DIRECTIVE
Pictures within the data are to be left out; everything else must be reproduced exactly.

GIVEN DATA

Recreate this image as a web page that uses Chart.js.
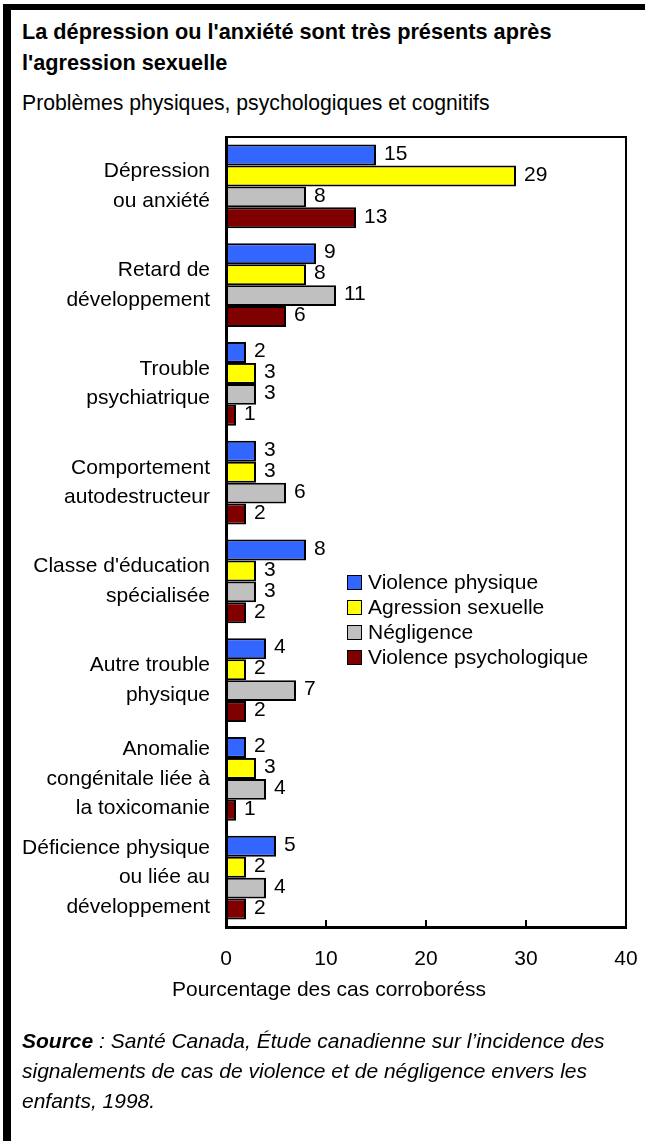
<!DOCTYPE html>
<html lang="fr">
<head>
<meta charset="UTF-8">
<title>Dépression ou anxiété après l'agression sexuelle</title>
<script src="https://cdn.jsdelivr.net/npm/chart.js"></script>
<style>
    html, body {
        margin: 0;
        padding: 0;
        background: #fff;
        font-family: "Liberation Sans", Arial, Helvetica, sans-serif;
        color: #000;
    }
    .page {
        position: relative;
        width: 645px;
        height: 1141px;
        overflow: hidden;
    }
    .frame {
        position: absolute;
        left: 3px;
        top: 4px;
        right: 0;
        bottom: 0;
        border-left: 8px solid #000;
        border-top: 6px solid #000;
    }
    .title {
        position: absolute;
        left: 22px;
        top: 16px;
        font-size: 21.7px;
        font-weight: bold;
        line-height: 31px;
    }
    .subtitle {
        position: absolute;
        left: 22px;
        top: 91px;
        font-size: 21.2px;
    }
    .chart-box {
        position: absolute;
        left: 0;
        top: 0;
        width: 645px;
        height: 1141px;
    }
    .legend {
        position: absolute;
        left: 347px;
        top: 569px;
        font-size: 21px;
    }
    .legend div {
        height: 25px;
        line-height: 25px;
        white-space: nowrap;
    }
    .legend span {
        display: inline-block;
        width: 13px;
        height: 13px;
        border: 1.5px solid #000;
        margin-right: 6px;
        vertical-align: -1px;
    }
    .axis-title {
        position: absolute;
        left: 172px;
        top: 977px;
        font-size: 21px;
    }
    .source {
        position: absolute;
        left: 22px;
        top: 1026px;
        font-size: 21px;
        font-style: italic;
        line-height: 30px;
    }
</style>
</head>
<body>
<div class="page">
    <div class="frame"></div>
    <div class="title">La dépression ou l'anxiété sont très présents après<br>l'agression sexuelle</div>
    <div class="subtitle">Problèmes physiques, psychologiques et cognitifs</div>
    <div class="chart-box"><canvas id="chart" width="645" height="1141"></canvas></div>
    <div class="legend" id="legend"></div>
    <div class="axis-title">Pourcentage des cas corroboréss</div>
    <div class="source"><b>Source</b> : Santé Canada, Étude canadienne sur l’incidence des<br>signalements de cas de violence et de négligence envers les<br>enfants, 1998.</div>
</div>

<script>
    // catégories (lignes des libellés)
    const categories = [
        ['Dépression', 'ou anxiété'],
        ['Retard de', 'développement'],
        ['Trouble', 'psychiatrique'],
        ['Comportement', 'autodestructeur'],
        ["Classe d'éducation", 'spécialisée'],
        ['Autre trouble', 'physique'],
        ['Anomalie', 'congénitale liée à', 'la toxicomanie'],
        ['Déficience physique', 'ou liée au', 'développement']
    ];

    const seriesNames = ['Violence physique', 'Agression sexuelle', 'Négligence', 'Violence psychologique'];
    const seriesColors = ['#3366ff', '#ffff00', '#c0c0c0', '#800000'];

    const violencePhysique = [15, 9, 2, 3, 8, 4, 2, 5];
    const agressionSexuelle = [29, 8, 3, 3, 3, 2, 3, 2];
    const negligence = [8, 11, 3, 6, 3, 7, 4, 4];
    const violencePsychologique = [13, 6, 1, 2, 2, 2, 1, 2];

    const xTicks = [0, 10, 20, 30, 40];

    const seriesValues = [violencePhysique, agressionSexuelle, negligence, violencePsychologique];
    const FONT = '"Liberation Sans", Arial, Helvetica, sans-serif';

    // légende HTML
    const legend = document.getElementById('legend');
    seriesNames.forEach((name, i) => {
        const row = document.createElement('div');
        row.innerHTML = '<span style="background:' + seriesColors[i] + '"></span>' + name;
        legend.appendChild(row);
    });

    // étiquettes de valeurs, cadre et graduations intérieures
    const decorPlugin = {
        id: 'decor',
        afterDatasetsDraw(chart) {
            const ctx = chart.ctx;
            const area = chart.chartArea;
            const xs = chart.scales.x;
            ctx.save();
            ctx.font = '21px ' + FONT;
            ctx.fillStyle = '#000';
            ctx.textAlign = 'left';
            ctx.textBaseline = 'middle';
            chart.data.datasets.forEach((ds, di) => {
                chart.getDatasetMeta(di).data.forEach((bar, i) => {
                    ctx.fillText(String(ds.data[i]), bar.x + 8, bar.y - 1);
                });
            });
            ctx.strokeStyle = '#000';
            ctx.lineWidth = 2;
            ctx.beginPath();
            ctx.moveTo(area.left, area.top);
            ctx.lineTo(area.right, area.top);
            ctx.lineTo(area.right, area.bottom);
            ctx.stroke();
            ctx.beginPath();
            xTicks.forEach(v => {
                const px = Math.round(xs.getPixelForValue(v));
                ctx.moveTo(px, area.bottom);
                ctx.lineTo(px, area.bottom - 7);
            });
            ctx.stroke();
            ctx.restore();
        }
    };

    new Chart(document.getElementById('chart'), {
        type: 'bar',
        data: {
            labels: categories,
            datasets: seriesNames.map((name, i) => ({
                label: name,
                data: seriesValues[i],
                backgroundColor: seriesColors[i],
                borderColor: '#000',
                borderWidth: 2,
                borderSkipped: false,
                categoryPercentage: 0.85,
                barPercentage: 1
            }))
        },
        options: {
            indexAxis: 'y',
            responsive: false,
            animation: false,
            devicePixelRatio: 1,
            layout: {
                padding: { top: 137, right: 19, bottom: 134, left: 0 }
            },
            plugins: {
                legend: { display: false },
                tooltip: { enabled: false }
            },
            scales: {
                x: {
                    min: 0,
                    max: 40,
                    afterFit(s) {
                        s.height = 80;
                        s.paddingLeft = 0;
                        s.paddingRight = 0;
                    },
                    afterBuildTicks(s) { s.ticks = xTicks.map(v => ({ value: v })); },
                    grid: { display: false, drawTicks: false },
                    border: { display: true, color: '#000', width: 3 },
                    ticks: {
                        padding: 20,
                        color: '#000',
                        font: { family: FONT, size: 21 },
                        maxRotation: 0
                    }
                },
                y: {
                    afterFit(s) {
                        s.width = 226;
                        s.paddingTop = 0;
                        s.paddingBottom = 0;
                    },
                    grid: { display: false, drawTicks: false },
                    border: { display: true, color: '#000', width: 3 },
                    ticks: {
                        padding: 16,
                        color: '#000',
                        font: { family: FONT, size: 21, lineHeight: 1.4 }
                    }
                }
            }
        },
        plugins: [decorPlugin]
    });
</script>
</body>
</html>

IN RESPONSE
Recreate this image as a web page that uses Chart.js.
<!DOCTYPE html>
<html lang="fr">
<head>
<meta charset="UTF-8">
<title>Dépression ou anxiété après l'agression sexuelle</title>
<script src="https://cdn.jsdelivr.net/npm/chart.js"></script>
<style>
    html, body {
        margin: 0;
        padding: 0;
        background: #fff;
        font-family: "Liberation Sans", Arial, Helvetica, sans-serif;
        color: #000;
    }
    .page {
        position: relative;
        width: 645px;
        height: 1141px;
        overflow: hidden;
    }
    .frame {
        position: absolute;
        left: 3px;
        top: 4px;
        right: 0;
        bottom: 0;
        border-left: 8px solid #000;
        border-top: 6px solid #000;
    }
    .title {
        position: absolute;
        left: 22px;
        top: 16px;
        font-size: 21.7px;
        font-weight: bold;
        line-height: 31px;
    }
    .subtitle {
        position: absolute;
        left: 22px;
        top: 91px;
        font-size: 21.2px;
    }
    .chart-box {
        position: absolute;
        left: 0;
        top: 0;
        width: 645px;
        height: 1141px;
    }
    .legend {
        position: absolute;
        left: 347px;
        top: 569px;
        font-size: 21px;
    }
    .legend div {
        height: 25px;
        line-height: 25px;
        white-space: nowrap;
    }
    .legend span {
        display: inline-block;
        width: 13px;
        height: 13px;
        border: 1.5px solid #000;
        margin-right: 6px;
        vertical-align: -1px;
    }
    .axis-title {
        position: absolute;
        left: 172px;
        top: 977px;
        font-size: 21px;
    }
    .source {
        position: absolute;
        left: 22px;
        top: 1026px;
        font-size: 21px;
        font-style: italic;
        line-height: 30px;
    }
</style>
</head>
<body>
<div class="page">
    <div class="frame"></div>
    <div class="title">La dépression ou l'anxiété sont très présents après<br>l'agression sexuelle</div>
    <div class="subtitle">Problèmes physiques, psychologiques et cognitifs</div>
    <div class="chart-box"><canvas id="chart" width="645" height="1141"></canvas></div>
    <div class="legend" id="legend"></div>
    <div class="axis-title">Pourcentage des cas corroboréss</div>
    <div class="source"><b>Source</b> : Santé Canada, Étude canadienne sur l’incidence des<br>signalements de cas de violence et de négligence envers les<br>enfants, 1998.</div>
</div>

<script>
    // catégories (lignes des libellés)
    const categories = [
        ['Dépression', 'ou anxiété'],
        ['Retard de', 'développement'],
        ['Trouble', 'psychiatrique'],
        ['Comportement', 'autodestructeur'],
        ["Classe d'éducation", 'spécialisée'],
        ['Autre trouble', 'physique'],
        ['Anomalie', 'congénitale liée à', 'la toxicomanie'],
        ['Déficience physique', 'ou liée au', 'développement']
    ];

    const seriesNames = ['Violence physique', 'Agression sexuelle', 'Négligence', 'Violence psychologique'];
    const seriesColors = ['#3366ff', '#ffff00', '#c0c0c0', '#800000'];

    const violencePhysique = [15, 9, 2, 3, 8, 4, 2, 5];
    const agressionSexuelle = [29, 8, 3, 3, 3, 2, 3, 2];
    const negligence = [8, 11, 3, 6, 3, 7, 4, 4];
    const violencePsychologique = [13, 6, 1, 2, 2, 2, 1, 2];

    const xTicks = [0, 10, 20, 30, 40];

    const seriesValues = [violencePhysique, agressionSexuelle, negligence, violencePsychologique];
    const FONT = '"Liberation Sans", Arial, Helvetica, sans-serif';

    // légende HTML
    const legend = document.getElementById('legend');
    seriesNames.forEach((name, i) => {
        const row = document.createElement('div');
        row.innerHTML = '<span style="background:' + seriesColors[i] + '"></span>' + name;
        legend.appendChild(row);
    });

    // étiquettes de valeurs, cadre et graduations intérieures
    const decorPlugin = {
        id: 'decor',
        afterDatasetsDraw(chart) {
            const ctx = chart.ctx;
            const area = chart.chartArea;
            const xs = chart.scales.x;
            ctx.save();
            ctx.font = '21px ' + FONT;
            ctx.fillStyle = '#000';
            ctx.textAlign = 'left';
            ctx.textBaseline = 'middle';
            chart.data.datasets.forEach((ds, di) => {
                chart.getDatasetMeta(di).data.forEach((bar, i) => {
                    ctx.fillText(String(ds.data[i]), bar.x + 8, bar.y - 1);
                });
            });
            ctx.strokeStyle = '#000';
            ctx.lineWidth = 2;
            ctx.beginPath();
            ctx.moveTo(area.left, area.top);
            ctx.lineTo(area.right, area.top);
            ctx.lineTo(area.right, area.bottom);
            ctx.stroke();
            ctx.beginPath();
            xTicks.forEach(v => {
                const px = Math.round(xs.getPixelForValue(v));
                ctx.moveTo(px, area.bottom);
                ctx.lineTo(px, area.bottom - 7);
            });
            ctx.stroke();
            ctx.restore();
        }
    };

    new Chart(document.getElementById('chart'), {
        type: 'bar',
        data: {
            labels: categories,
            datasets: seriesNames.map((name, i) => ({
                label: name,
                data: seriesValues[i],
                backgroundColor: seriesColors[i],
                borderColor: '#000',
                borderWidth: 2,
                borderSkipped: false,
                categoryPercentage: 0.85,
                barPercentage: 1
            }))
        },
        options: {
            indexAxis: 'y',
            responsive: false,
            animation: false,
            devicePixelRatio: 1,
            layout: {
                padding: { top: 137, right: 19, bottom: 134, left: 0 }
            },
            plugins: {
                legend: { display: false },
                tooltip: { enabled: false }
            },
            scales: {
                x: {
                    min: 0,
                    max: 40,
                    afterFit(s) {
                        s.height = 80;
                        s.paddingLeft = 0;
                        s.paddingRight = 0;
                    },
                    afterBuildTicks(s) { s.ticks = xTicks.map(v => ({ value: v })); },
                    grid: { display: false, drawTicks: false },
                    border: { display: true, color: '#000', width: 3 },
                    ticks: {
                        padding: 20,
                        color: '#000',
                        font: { family: FONT, size: 21 },
                        maxRotation: 0
                    }
                },
                y: {
                    afterFit(s) {
                        s.width = 226;
                        s.paddingTop = 0;
                        s.paddingBottom = 0;
                    },
                    grid: { display: false, drawTicks: false },
                    border: { display: true, color: '#000', width: 3 },
                    ticks: {
                        padding: 16,
                        color: '#000',
                        font: { family: FONT, size: 21, lineHeight: 1.4 }
                    }
                }
            }
        },
        plugins: [decorPlugin]
    });
</script>
</body>
</html>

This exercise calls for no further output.